というか、おおよその場合彼女が家に帰る際にはうちの前を通る。一応寺の前を通らない道もあるのだが、そちらを使うことは少ないらしい。
今日だって、暑い中せっせと庭先の雑草を引っこ抜いている俺の前に現れた佐倉さんは、手にしていたキャリーバッグの中身を俺に見せながら笑った。
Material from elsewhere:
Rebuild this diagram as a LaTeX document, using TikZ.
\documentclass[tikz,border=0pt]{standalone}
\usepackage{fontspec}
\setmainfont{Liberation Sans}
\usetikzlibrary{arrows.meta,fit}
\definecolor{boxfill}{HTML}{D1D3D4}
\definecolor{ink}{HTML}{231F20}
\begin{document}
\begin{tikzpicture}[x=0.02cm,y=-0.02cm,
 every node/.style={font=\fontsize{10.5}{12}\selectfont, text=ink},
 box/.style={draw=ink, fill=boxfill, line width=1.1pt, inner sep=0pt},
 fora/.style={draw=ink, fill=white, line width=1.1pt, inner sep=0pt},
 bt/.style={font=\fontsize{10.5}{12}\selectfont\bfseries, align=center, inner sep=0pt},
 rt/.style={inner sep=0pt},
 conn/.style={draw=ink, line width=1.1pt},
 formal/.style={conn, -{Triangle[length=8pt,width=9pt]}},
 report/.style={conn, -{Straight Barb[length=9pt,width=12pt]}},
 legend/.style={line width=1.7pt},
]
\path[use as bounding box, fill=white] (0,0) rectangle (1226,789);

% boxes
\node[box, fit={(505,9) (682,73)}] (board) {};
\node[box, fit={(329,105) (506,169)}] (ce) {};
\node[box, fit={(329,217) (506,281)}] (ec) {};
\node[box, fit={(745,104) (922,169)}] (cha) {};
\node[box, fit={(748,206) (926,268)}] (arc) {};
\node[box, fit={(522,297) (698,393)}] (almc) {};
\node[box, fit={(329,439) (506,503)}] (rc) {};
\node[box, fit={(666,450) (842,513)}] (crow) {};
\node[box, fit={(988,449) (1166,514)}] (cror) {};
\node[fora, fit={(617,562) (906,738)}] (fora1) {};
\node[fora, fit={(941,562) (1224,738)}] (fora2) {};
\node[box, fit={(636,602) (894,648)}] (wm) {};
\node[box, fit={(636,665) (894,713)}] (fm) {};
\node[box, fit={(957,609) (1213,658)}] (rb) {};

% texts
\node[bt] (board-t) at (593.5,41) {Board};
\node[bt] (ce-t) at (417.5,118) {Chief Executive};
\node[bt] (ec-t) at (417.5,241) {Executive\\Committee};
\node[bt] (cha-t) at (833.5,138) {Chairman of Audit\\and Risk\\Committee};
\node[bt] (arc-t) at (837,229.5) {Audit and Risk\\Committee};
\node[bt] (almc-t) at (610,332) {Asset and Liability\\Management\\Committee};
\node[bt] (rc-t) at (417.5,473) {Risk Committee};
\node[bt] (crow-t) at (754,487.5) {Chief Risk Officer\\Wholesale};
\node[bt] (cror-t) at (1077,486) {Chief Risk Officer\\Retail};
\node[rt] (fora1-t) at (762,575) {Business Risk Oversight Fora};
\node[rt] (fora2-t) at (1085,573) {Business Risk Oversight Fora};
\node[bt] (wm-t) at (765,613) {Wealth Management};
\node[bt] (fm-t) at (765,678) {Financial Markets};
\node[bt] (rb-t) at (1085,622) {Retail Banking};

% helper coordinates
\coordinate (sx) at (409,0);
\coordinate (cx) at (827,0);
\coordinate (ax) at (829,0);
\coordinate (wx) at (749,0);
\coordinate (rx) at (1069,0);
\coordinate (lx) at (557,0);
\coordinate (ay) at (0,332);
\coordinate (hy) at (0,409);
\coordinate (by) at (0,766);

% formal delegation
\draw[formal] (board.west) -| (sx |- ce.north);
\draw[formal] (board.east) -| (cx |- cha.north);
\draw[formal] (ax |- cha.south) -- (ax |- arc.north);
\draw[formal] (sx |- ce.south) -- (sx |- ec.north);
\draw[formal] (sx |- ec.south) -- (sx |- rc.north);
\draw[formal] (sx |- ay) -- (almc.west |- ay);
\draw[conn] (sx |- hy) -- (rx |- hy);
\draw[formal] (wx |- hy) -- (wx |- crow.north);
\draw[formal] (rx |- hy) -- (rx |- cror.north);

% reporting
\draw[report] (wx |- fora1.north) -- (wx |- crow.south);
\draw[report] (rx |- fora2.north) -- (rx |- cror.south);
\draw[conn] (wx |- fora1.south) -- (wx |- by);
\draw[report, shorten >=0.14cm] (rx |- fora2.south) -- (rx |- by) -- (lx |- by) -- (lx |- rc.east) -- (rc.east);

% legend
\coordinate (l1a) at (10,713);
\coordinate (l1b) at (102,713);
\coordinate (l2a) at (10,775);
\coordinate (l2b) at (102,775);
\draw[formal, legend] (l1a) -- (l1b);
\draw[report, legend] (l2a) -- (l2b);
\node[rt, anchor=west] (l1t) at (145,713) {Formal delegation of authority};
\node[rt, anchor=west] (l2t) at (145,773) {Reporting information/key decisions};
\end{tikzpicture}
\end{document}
「この前話した子猫、結局うちで飼うことになったんですよ」
キャリーバッグの中には生後1ヶ月にも満たないような小さな仔猫が見上げている。
深夜に網戸に張り付いていたらしいその子猫は毛布にくるまりながらあくびをしている。動物病院に連れて行ったりなんだり色々あって、疲れたのか随分眠そうだが、なんというか。うん。
本当にいろいろと好かれる人だなぁ。
「気がついたら寛いじゃってて。まぁいいかなぁと」
「あはは。やっぱりそうなったか」
特に悪さをする気もないようだし、あえて言う必要もないと気が付いてないんだろうなぁ。
俺にはこの子猫のしっぽが複数見えるんだけど。
「慣れているみたいだけど、前にも動物を飼ってたの?」
「はい。子供の頃に猫を飼ってたんですよ」
「ああ、なるほど」
猫は毛皮を着替えて帰ってくるとは言うが、本当にあるんだな。
動物用のキャリーバックを覗き込めばこちらを見上げるさび猫と目が合った。しばらく見つめ合った後、ゆらゆらと二股に分かれたしっぽを揺らして毛布の中に顔を埋める。
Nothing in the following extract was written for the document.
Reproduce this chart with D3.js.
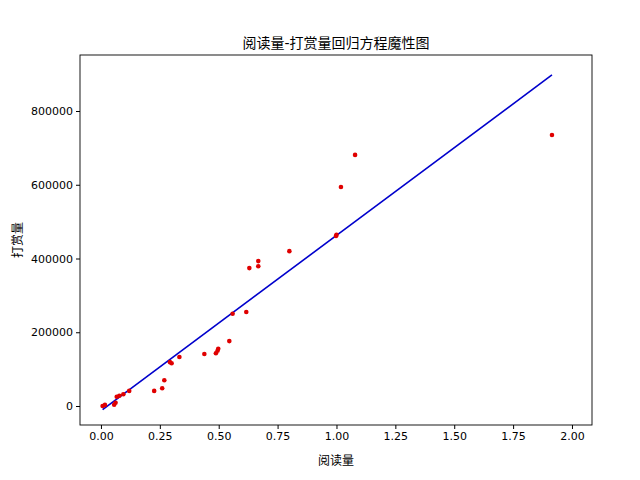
<!DOCTYPE html>
<html><head><meta charset="utf-8">
<script src="https://cdn.jsdelivr.net/npm/d3@7"></script>
<style>body{margin:0;background:#fff}text{font-family:"DejaVu Sans","Noto Sans CJK SC",sans-serif}</style>
</head><body><div id="chart"></div>
<script>
// 阅读量 (x) and 打赏量 (y)
var readCounts = [0.007,0.017,0.056,0.062,0.067,0.078,0.095,0.12,0.226,0.26,0.269,0.293,0.30,0.333,0.439,0.488,0.495,0.498,0.545,0.559,0.617,0.63,0.668,0.668,0.80,0.998,1.00,1.019,1.079,1.915];
var rewards = [0,3000,3500,9000,25000,28000,32000,41000,41000,48000,70000,119000,116000,133000,141000,143000,150000,155000,176000,250000,255000,374000,379000,393000,420000,461000,464000,594000,681000,735000];
var slope = 475700, intercept = -13000;
var xTicks = [0,0.25,0.5,0.75,1.0,1.25,1.5,1.75,2.0];
var yTicks = [0,200000,400000,600000,800000];

var svg = d3.select("#chart").append("svg").attr("width",640).attr("height",480);
var margin = {left:80, right:48, top:55, bottom:55};
var width = 640 - margin.left - margin.right, height = 480 - margin.top - margin.bottom;
var g = svg.append("g").attr("transform",`translate(${margin.left},${margin.top})`);

var x = d3.scaleLinear().domain([-0.089,2.085]).range([0,width]);
var y = d3.scaleLinear().domain([-51500,951900]).range([height,0]);

g.append("g").attr("transform",`translate(0,${height})`)
  .call(d3.axisBottom(x).tickValues(xTicks).tickFormat(d3.format(".2f")).tickSizeOuter(0).tickSize(4))
  .call(a=>a.selectAll("text").attr("font-size",11).attr("fill","#000"));
g.append("g")
  .call(d3.axisLeft(y).tickValues(yTicks).tickFormat(d3.format("d")).tickSizeOuter(0).tickSize(4))
  .call(a=>a.selectAll("text").attr("font-size",11).attr("fill","#000"));
g.selectAll(".domain").remove();
g.append("rect").attr("width",width).attr("height",height).attr("fill","none").attr("stroke","#000").attr("stroke-width",0.9);

var xs = d3.extent(readCounts);
g.append("line")
  .attr("x1",x(xs[0])).attr("y1",y(slope*xs[0]+intercept))
  .attr("x2",x(xs[1])).attr("y2",y(slope*xs[1]+intercept))
  .attr("stroke","#0000cc").attr("stroke-width",1.6);

g.selectAll("circle").data(readCounts).enter().append("circle")
  .attr("cx",d=>x(d)).attr("cy",(d,i)=>y(rewards[i])).attr("r",2.3).attr("fill","#e00000");

svg.append("text").attr("x",margin.left+width/2).attr("y",48).attr("text-anchor","middle")
  .attr("font-size",14).text("阅读量-打赏量回归方程魔性图");
svg.append("text").attr("x",margin.left+width/2).attr("y",465).attr("text-anchor","middle")
  .attr("font-size",12).text("阅读量");
svg.append("text").attr("transform",`translate(22,${margin.top+height/2}) rotate(-90)`).attr("text-anchor","middle")
  .attr("font-size",12).text("打赏量");
</script></body></html>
敵意も受けられなかったが興味も持たれなかったらしい。
まぁいいさ。元よりこの子猫をどうこうするつもりもなかったわけだし。
いろいろ手を出すのだってよく見知った相手が変なことになるのは気分が良くないというだけだし。
それはただの善意であり、それ以上でもそれ以下でもない。
その言葉の意味が分からなかったらしく、佐倉さんは首を傾げた。
俺の言葉に不思議そうにしている佐倉さんはやはりこの子猫について気がついていないようだ。無自覚だからなのか、それともこの子が特別なのか。
今のところ酷い目に合っていないからいいものの、人の好さに付け込まれる事態は容易に想像できる。
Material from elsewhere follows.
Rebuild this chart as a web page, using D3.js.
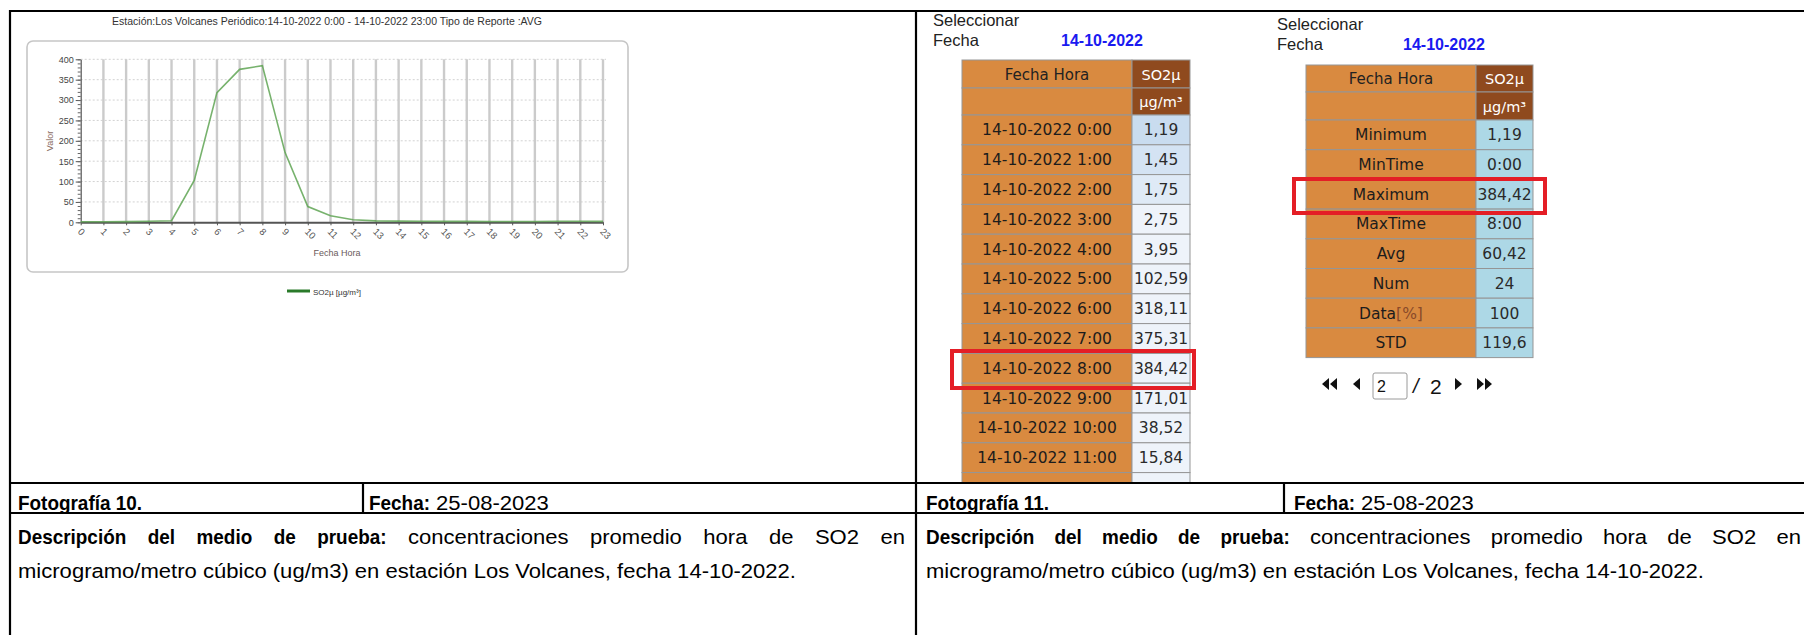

そういうものを懸念して、この子猫は毛皮を着替えて、しっぽを増やすまでに徳を積んで帰って来たのかもしれないな。
そういう意味では昔から好かれやすい佐倉さんを守ろうとする存在も確かにいたのだろう。
で、あればだ。俺が何かをするまでもなく、おそらくその子猫は彼女の傍にいるだろう。
本当に、いろいろと好かれやすいお嬢さんだこと。
キャリーケースの中で子猫につけられた首輪の鈴が小さく音を立てた。